Task requirements
Give back the full listing verbatim, apart from its images.

--

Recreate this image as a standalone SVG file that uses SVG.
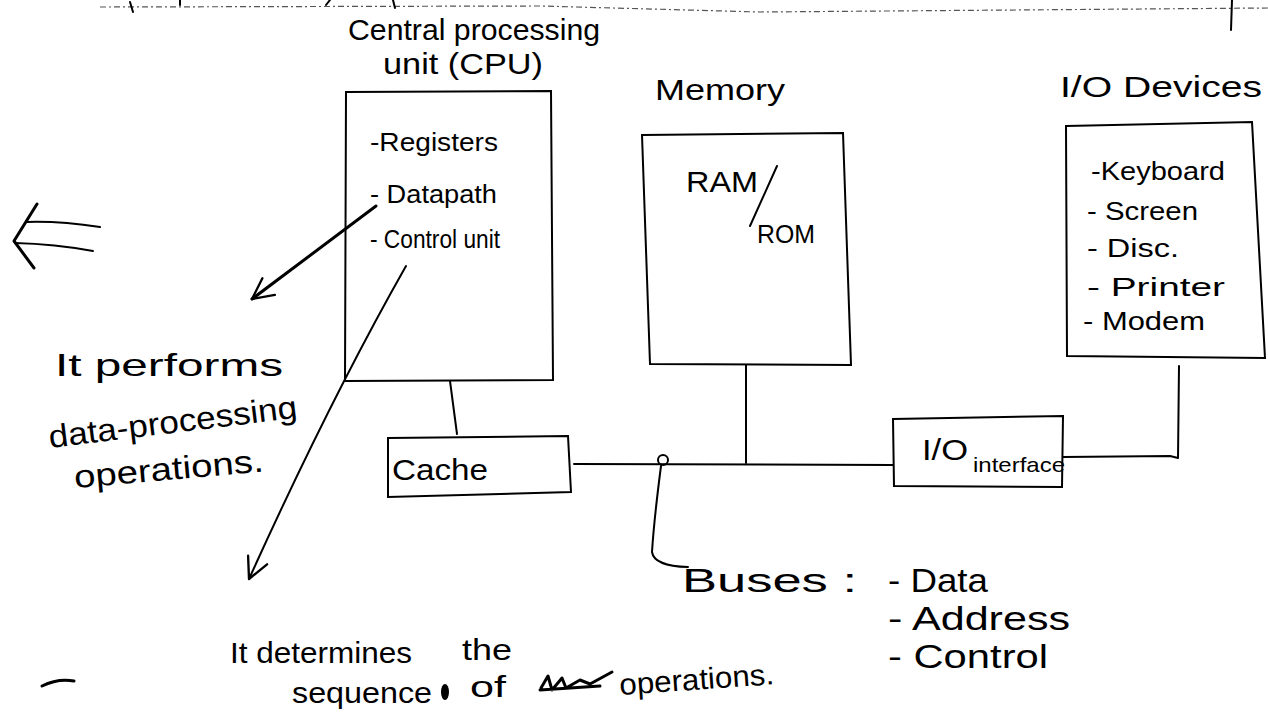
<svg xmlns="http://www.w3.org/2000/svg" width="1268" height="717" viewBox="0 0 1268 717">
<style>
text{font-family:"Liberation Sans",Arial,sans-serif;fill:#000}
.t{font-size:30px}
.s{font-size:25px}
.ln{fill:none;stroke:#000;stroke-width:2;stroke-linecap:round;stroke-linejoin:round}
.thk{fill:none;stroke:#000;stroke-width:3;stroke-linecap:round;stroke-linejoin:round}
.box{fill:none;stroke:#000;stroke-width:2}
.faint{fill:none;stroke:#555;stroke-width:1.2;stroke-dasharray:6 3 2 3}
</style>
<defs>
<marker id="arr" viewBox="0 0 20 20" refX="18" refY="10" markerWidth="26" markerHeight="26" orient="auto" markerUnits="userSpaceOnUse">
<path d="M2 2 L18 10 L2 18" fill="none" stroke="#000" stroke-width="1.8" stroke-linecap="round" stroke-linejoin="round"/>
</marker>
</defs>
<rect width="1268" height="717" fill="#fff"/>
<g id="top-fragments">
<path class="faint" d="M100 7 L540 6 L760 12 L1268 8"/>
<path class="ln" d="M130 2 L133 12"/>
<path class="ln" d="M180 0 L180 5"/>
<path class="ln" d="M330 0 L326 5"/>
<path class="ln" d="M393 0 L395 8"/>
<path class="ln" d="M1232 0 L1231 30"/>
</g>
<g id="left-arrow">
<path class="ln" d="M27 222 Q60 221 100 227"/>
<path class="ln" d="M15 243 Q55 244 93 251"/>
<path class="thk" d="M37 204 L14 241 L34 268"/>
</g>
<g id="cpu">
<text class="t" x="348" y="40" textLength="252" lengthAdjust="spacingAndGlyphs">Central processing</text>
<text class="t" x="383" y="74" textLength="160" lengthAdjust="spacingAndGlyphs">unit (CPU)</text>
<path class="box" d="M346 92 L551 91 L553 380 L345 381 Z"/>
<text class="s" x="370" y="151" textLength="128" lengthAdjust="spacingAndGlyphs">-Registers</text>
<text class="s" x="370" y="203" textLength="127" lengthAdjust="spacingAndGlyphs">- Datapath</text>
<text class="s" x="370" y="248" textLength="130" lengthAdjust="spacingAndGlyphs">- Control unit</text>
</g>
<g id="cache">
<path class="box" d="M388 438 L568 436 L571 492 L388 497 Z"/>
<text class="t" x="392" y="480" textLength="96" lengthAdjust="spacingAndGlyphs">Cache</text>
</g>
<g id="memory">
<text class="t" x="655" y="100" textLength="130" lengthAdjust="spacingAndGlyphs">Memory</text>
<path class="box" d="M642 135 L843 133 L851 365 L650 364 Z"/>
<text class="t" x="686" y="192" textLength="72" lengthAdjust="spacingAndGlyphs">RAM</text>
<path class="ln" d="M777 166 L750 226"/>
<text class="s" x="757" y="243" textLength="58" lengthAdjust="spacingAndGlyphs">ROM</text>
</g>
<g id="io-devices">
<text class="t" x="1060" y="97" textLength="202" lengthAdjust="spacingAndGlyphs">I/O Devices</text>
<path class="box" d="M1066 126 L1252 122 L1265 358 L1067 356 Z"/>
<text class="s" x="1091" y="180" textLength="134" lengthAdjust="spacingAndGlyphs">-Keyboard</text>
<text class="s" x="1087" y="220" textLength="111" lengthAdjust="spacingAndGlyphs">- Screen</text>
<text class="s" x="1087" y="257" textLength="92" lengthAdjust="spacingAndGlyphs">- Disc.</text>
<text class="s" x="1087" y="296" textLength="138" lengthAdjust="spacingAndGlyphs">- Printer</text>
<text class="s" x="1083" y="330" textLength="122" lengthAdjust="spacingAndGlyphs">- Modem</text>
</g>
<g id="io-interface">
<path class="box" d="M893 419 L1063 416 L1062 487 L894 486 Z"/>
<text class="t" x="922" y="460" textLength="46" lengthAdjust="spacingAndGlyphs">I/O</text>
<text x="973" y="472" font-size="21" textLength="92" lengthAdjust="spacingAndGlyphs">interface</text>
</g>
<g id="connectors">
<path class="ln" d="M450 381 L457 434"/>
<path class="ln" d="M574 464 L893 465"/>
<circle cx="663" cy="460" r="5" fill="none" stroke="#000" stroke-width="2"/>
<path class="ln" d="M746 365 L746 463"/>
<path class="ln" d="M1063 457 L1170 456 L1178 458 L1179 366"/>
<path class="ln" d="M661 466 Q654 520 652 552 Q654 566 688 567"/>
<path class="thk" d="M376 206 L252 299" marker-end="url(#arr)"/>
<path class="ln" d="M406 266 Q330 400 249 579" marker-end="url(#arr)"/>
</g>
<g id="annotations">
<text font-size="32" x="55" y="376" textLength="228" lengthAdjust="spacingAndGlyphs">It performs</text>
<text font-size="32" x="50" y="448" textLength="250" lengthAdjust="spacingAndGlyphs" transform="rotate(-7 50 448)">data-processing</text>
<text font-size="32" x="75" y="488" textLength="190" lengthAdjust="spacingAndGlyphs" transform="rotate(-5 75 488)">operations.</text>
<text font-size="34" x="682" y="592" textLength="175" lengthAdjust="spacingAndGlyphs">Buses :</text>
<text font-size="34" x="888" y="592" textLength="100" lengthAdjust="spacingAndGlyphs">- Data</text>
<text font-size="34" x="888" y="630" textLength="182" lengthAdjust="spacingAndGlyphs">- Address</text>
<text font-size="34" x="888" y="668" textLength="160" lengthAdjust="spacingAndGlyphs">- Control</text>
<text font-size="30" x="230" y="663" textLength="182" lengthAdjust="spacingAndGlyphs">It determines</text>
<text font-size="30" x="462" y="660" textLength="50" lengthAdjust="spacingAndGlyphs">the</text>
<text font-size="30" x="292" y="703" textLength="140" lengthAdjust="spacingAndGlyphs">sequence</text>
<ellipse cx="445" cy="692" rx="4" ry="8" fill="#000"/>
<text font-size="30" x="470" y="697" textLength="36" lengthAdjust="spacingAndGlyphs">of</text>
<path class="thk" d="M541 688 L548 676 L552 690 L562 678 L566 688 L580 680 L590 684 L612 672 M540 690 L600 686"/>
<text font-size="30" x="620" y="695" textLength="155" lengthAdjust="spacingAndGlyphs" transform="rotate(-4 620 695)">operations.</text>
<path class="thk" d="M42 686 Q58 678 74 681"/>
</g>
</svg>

--

Completed exercise
Recreate this image as a standalone SVG file that uses SVG.
<svg xmlns="http://www.w3.org/2000/svg" width="1268" height="717" viewBox="0 0 1268 717">
<style>
text{font-family:"Liberation Sans",Arial,sans-serif;fill:#000}
.t{font-size:30px}
.s{font-size:25px}
.ln{fill:none;stroke:#000;stroke-width:2;stroke-linecap:round;stroke-linejoin:round}
.thk{fill:none;stroke:#000;stroke-width:3;stroke-linecap:round;stroke-linejoin:round}
.box{fill:none;stroke:#000;stroke-width:2}
.faint{fill:none;stroke:#555;stroke-width:1.2;stroke-dasharray:6 3 2 3}
</style>
<defs>
<marker id="arr" viewBox="0 0 20 20" refX="18" refY="10" markerWidth="26" markerHeight="26" orient="auto" markerUnits="userSpaceOnUse">
<path d="M2 2 L18 10 L2 18" fill="none" stroke="#000" stroke-width="1.8" stroke-linecap="round" stroke-linejoin="round"/>
</marker>
</defs>
<rect width="1268" height="717" fill="#fff"/>
<g id="top-fragments">
<path class="faint" d="M100 7 L540 6 L760 12 L1268 8"/>
<path class="ln" d="M130 2 L133 12"/>
<path class="ln" d="M180 0 L180 5"/>
<path class="ln" d="M330 0 L326 5"/>
<path class="ln" d="M393 0 L395 8"/>
<path class="ln" d="M1232 0 L1231 30"/>
</g>
<g id="left-arrow">
<path class="ln" d="M27 222 Q60 221 100 227"/>
<path class="ln" d="M15 243 Q55 244 93 251"/>
<path class="thk" d="M37 204 L14 241 L34 268"/>
</g>
<g id="cpu">
<text class="t" x="348" y="40" textLength="252" lengthAdjust="spacingAndGlyphs">Central processing</text>
<text class="t" x="383" y="74" textLength="160" lengthAdjust="spacingAndGlyphs">unit (CPU)</text>
<path class="box" d="M346 92 L551 91 L553 380 L345 381 Z"/>
<text class="s" x="370" y="151" textLength="128" lengthAdjust="spacingAndGlyphs">-Registers</text>
<text class="s" x="370" y="203" textLength="127" lengthAdjust="spacingAndGlyphs">- Datapath</text>
<text class="s" x="370" y="248" textLength="130" lengthAdjust="spacingAndGlyphs">- Control unit</text>
</g>
<g id="cache">
<path class="box" d="M388 438 L568 436 L571 492 L388 497 Z"/>
<text class="t" x="392" y="480" textLength="96" lengthAdjust="spacingAndGlyphs">Cache</text>
</g>
<g id="memory">
<text class="t" x="655" y="100" textLength="130" lengthAdjust="spacingAndGlyphs">Memory</text>
<path class="box" d="M642 135 L843 133 L851 365 L650 364 Z"/>
<text class="t" x="686" y="192" textLength="72" lengthAdjust="spacingAndGlyphs">RAM</text>
<path class="ln" d="M777 166 L750 226"/>
<text class="s" x="757" y="243" textLength="58" lengthAdjust="spacingAndGlyphs">ROM</text>
</g>
<g id="io-devices">
<text class="t" x="1060" y="97" textLength="202" lengthAdjust="spacingAndGlyphs">I/O Devices</text>
<path class="box" d="M1066 126 L1252 122 L1265 358 L1067 356 Z"/>
<text class="s" x="1091" y="180" textLength="134" lengthAdjust="spacingAndGlyphs">-Keyboard</text>
<text class="s" x="1087" y="220" textLength="111" lengthAdjust="spacingAndGlyphs">- Screen</text>
<text class="s" x="1087" y="257" textLength="92" lengthAdjust="spacingAndGlyphs">- Disc.</text>
<text class="s" x="1087" y="296" textLength="138" lengthAdjust="spacingAndGlyphs">- Printer</text>
<text class="s" x="1083" y="330" textLength="122" lengthAdjust="spacingAndGlyphs">- Modem</text>
</g>
<g id="io-interface">
<path class="box" d="M893 419 L1063 416 L1062 487 L894 486 Z"/>
<text class="t" x="922" y="460" textLength="46" lengthAdjust="spacingAndGlyphs">I/O</text>
<text x="973" y="472" font-size="21" textLength="92" lengthAdjust="spacingAndGlyphs">interface</text>
</g>
<g id="connectors">
<path class="ln" d="M450 381 L457 434"/>
<path class="ln" d="M574 464 L893 465"/>
<circle cx="663" cy="460" r="5" fill="none" stroke="#000" stroke-width="2"/>
<path class="ln" d="M746 365 L746 463"/>
<path class="ln" d="M1063 457 L1170 456 L1178 458 L1179 366"/>
<path class="ln" d="M661 466 Q654 520 652 552 Q654 566 688 567"/>
<path class="thk" d="M376 206 L252 299" marker-end="url(#arr)"/>
<path class="ln" d="M406 266 Q330 400 249 579" marker-end="url(#arr)"/>
</g>
<g id="annotations">
<text font-size="32" x="55" y="376" textLength="228" lengthAdjust="spacingAndGlyphs">It performs</text>
<text font-size="32" x="50" y="448" textLength="250" lengthAdjust="spacingAndGlyphs" transform="rotate(-7 50 448)">data-processing</text>
<text font-size="32" x="75" y="488" textLength="190" lengthAdjust="spacingAndGlyphs" transform="rotate(-5 75 488)">operations.</text>
<text font-size="34" x="682" y="592" textLength="175" lengthAdjust="spacingAndGlyphs">Buses :</text>
<text font-size="34" x="888" y="592" textLength="100" lengthAdjust="spacingAndGlyphs">- Data</text>
<text font-size="34" x="888" y="630" textLength="182" lengthAdjust="spacingAndGlyphs">- Address</text>
<text font-size="34" x="888" y="668" textLength="160" lengthAdjust="spacingAndGlyphs">- Control</text>
<text font-size="30" x="230" y="663" textLength="182" lengthAdjust="spacingAndGlyphs">It determines</text>
<text font-size="30" x="462" y="660" textLength="50" lengthAdjust="spacingAndGlyphs">the</text>
<text font-size="30" x="292" y="703" textLength="140" lengthAdjust="spacingAndGlyphs">sequence</text>
<ellipse cx="445" cy="692" rx="4" ry="8" fill="#000"/>
<text font-size="30" x="470" y="697" textLength="36" lengthAdjust="spacingAndGlyphs">of</text>
<path class="thk" d="M541 688 L548 676 L552 690 L562 678 L566 688 L580 680 L590 684 L612 672 M540 690 L600 686"/>
<text font-size="30" x="620" y="695" textLength="155" lengthAdjust="spacingAndGlyphs" transform="rotate(-4 620 695)">operations.</text>
<path class="thk" d="M42 686 Q58 678 74 681"/>
</g>
</svg>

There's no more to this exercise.